The minister has stated that the government will be setting carbon budgets for each department, which is not a bad way to proceed. But we are going to need to see what departments are actually using first before we can accurately tell them how to cut their use.

It was heartening to see improvements in the data that is now required in annual reports. The Chief Minister’s annual reports directions tabled last week outlined requirements for energy consumption, greenhouse emissions, transport fuel, waste stream reporting and water as the ACT government moves towards using OSCAR, the online system for capturing ESD data. In the next couple of years as we get better data that is more easily compared across departments, we are going to be very clear about improving performance right across government agencies’ operations. I wish DECCEW all the very best with implementing this work across all departments. It has certainly been quite some time coming.

The issue of government departments improving their energy efficiency links quite strongly to the disappointment that we had at seeing the government’s purchase of green energy only go up to 32.5 per cent from 30 per cent last year. This government has committed to increasing it by 10 per cent each year until we reach 100 per cent.
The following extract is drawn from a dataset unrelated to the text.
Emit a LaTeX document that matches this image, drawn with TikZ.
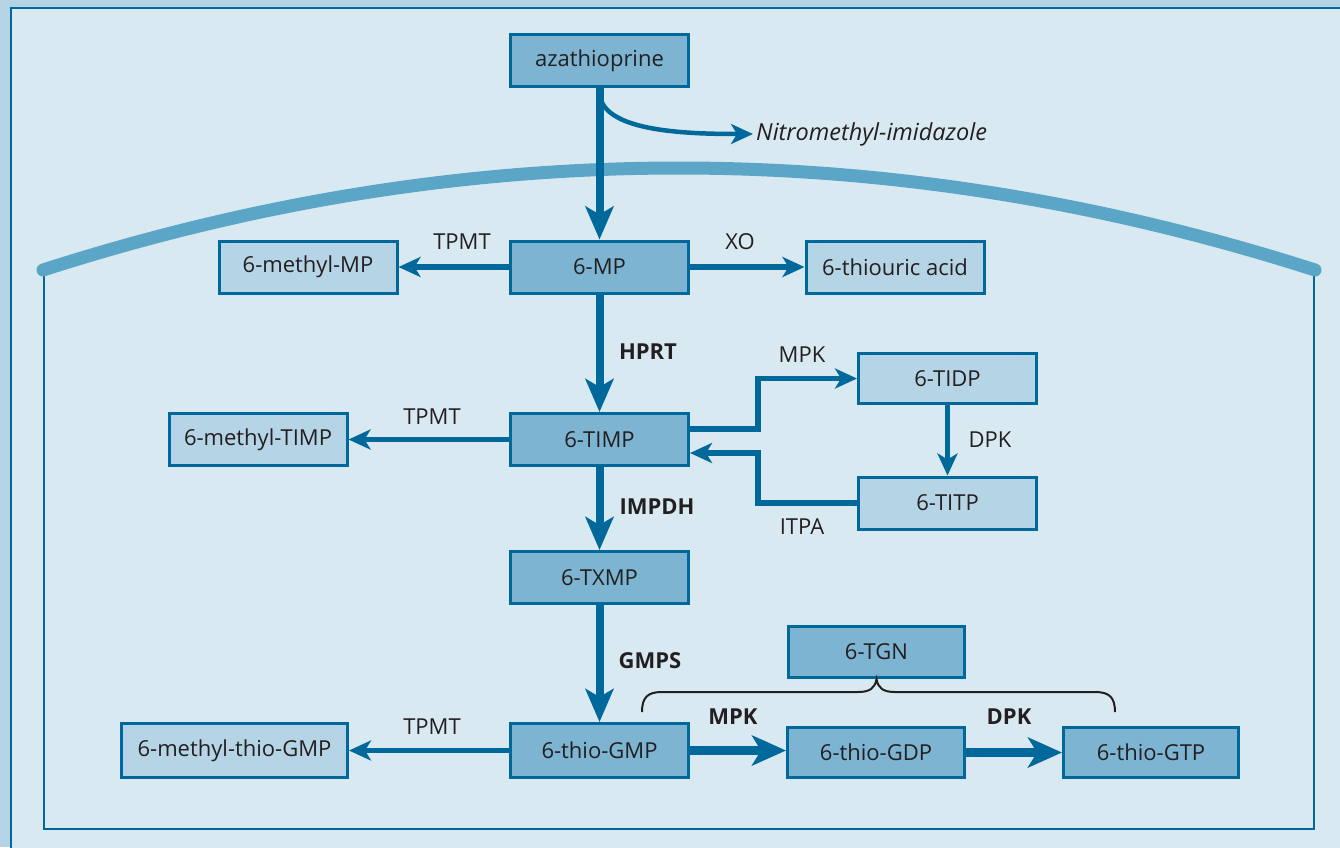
\documentclass[tikz,border=0pt]{standalone}
\usepackage{fontspec}
\setmainfont{Open Sans}
\usetikzlibrary{arrows.meta}
\definecolor{bg}{HTML}{D9E9F2}
\definecolor{strip}{HTML}{B4D4E6}
\definecolor{dkblue}{HTML}{00689A}
\definecolor{midfill}{HTML}{7CB4D2}
\definecolor{ltfill}{HTML}{B5D5E7}
\definecolor{membrane}{HTML}{5BA6C7}
\definecolor{txt}{HTML}{231F20}
\tikzset{
  box/.style={draw=dkblue, line width=3pt, fill=midfill, inner sep=0pt,
    font=\fontsize{22}{25}\selectfont, text=txt, minimum width=178pt, minimum height=52pt},
  lbox/.style={box, fill=ltfill},
  lbl/.style={font=\fontsize{22}{25}\selectfont, text=txt, inner sep=0pt},
  blbl/.style={lbl, font=\fontsize{22}{25}\selectfont\bfseries},
  bigarrow/.style={draw=dkblue, line width=8pt, -{Stealth[length=33pt,width=28pt,inset=8pt]}},
  thinarrow/.style={draw=dkblue, line width=5.5pt, -{Stealth[length=22pt,width=20pt,inset=6pt]}},
  fatarrow/.style={draw=dkblue, line width=9pt, -{Stealth[length=34pt,width=30pt,inset=9pt]}},
}
\begin{document}
\begin{tikzpicture}[x=1pt, y=-1pt]
\useasboundingbox (0,0) rectangle (1340,847);
% frame
\fill[strip] (0,0) rectangle (1340,847);
\fill[bg] (11,8) rectangle (1345,852);
\draw[dkblue, line width=2pt] (11,852) -- (11,8) -- (1345,8);
% membrane and cell
\draw[dkblue, line width=2.5pt] (44,272) -- (44,829) -- (1314,829) -- (1314,272);
\draw[membrane, line width=13pt, line cap=round] (43,270) .. controls (466,134) and (891,134) .. (1315,270);

% nodes
\node[box] (aza) at (599.5,60.5) {azathioprine};
\node[box] (mp) at (599.5,267) {6-MP};
\node[lbox] (mmp) at (308,267) {6-methyl-MP};
\node[lbox] (thio) at (895,267) {6-thiouric acid};
\node[box] (timp) at (599.5,439.5) {6-TIMP};
\node[lbox] (mtimp) at (258,439.5) {6-methyl-TIMP};
\node[lbox, minimum height=50pt] (tidp) at (947.5,378.5) {6-TIDP};
\node[lbox] (titp) at (947.5,503) {6-TITP};
\node[box] (txmp) at (599.5,577.5) {6-TXMP};
\node[box, minimum height=54pt] (tgmp) at (599.5,750.5) {6-thio-GMP};
\node[lbox, minimum width=226pt, minimum height=54pt] (mtgmp) at (234.5,750.5) {6-methyl-thio-GMP};
\node[box, minimum width=177pt, minimum height=50pt] (tgdp) at (876,752.5) {6-thio-GDP};
\node[box, minimum width=175pt, minimum height=50pt] (tgtp) at (1151,752.5) {6-thio-GTP};
\node[box, minimum width=176pt, minimum height=51pt] (tgn) at (876.5,652) {6-TGN};
\node[lbl, anchor=west, font=\fontsize{23.5}{26}\selectfont\itshape, inner sep=3pt] (nitro) at (753,134) {Nitromethyl-imidazole};

% labels
\node[lbl] (l1) at (462,242) {TPMT};
\node[lbl] (l2) at (740,242) {XO};
\node[blbl] (l3) at (648,352) {HPRT};
\node[lbl] (l4) at (802,355) {MPK};
\node[lbl] (l5) at (990,440) {DPK};
\node[lbl] (l6) at (802,527) {ITPA};
\node[lbl] (l7) at (432,417) {TPMT};
\node[blbl] (l8) at (657,507) {IMPDH};
\node[blbl] (l9) at (650,661) {GMPS};
\node[lbl] (l10) at (432,727) {TPMT};
\node[blbl] (l11) at (733,717) {MPK};
\node[blbl] (l12) at (1009,717) {DPK};

% connectors
\draw[bigarrow] (aza.south) -- (mp.north);
\draw[dkblue, line width=4.5pt, -{Stealth[length=22pt,width=20pt,inset=6pt]}]
  ([yshift=-5pt]aza.south) .. controls +(2,38) and +(-70,0) .. (nitro.west);
\draw[thinarrow] (mp.west) -- (mmp.east);
\draw[thinarrow] (mp.east) -- (thio.west);
\draw[bigarrow] (mp.south) -- (timp.north);
\draw[thinarrow] (timp.west) -- (mtimp.east);
\draw[thinarrow] ([yshift=10.5pt]timp.east) -- ++(68,0) |- (tidp.west);
\draw[thinarrow] (titp.west) -- ++(-99,0) |- ([yshift=-13.5pt]timp.east);
\draw[thinarrow] (tidp.south) -- (titp.north);
\draw[bigarrow] (timp.south) -- (txmp.north);
\draw[bigarrow] (txmp.south) -- (tgmp.north);
\draw[thinarrow] (tgmp.west) -- (mtgmp.east);
\draw[fatarrow] (tgmp.east) -- (tgmp.east -| tgdp.west);
\draw[fatarrow] (tgdp.east) -- (tgdp.east -| tgtp.west);

% brace
\draw[txt, line width=2pt] (642,712) .. controls (642,697) and (648,692) .. (662,692) -- (858,692)
  .. controls (870,692) and (875,688) .. (tgn.south) .. controls (878,688) and (883,692) .. (895,692)
  -- (1095,692) .. controls (1109,692) and (1115,697) .. (1115,712);
\end{tikzpicture}
\end{document}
The last Liberal government committed to almost the same thing and, had they stayed in power, they say they would have delivered 100 per cent purchase of green energy for government operations by 2008.

I take some comfort from the fact that I know that everyone in this chamber supports increasing the purchase of green energy for government operations. I am just keen to see it actually happen. If we want to reach any kind of carbon neutrality in a meaningful time frame, this would be a useful contribution towards this and an easy thing to do. With energy efficiency saving across departments, it becomes an even easier thing to do as the savings are made that enable the additional purchase of that extra allocation of green energy.

I shall move on to climate change and energy policies and programs for the ACT. There is no doubt that, since the CPRS got so badly watered down by the federal coalition at the end of last year, it has seemed that climate change has been off the political and public agenda. I suspect, though, that this is just the media agenda and that people have not forgotten. The recent leadership change on the hill and talk of a federal election has certainly indicated that climate change has not gone away. The number of people who continue to raise it with me and, for that matter, write letters to the editor clearly underlines that fact.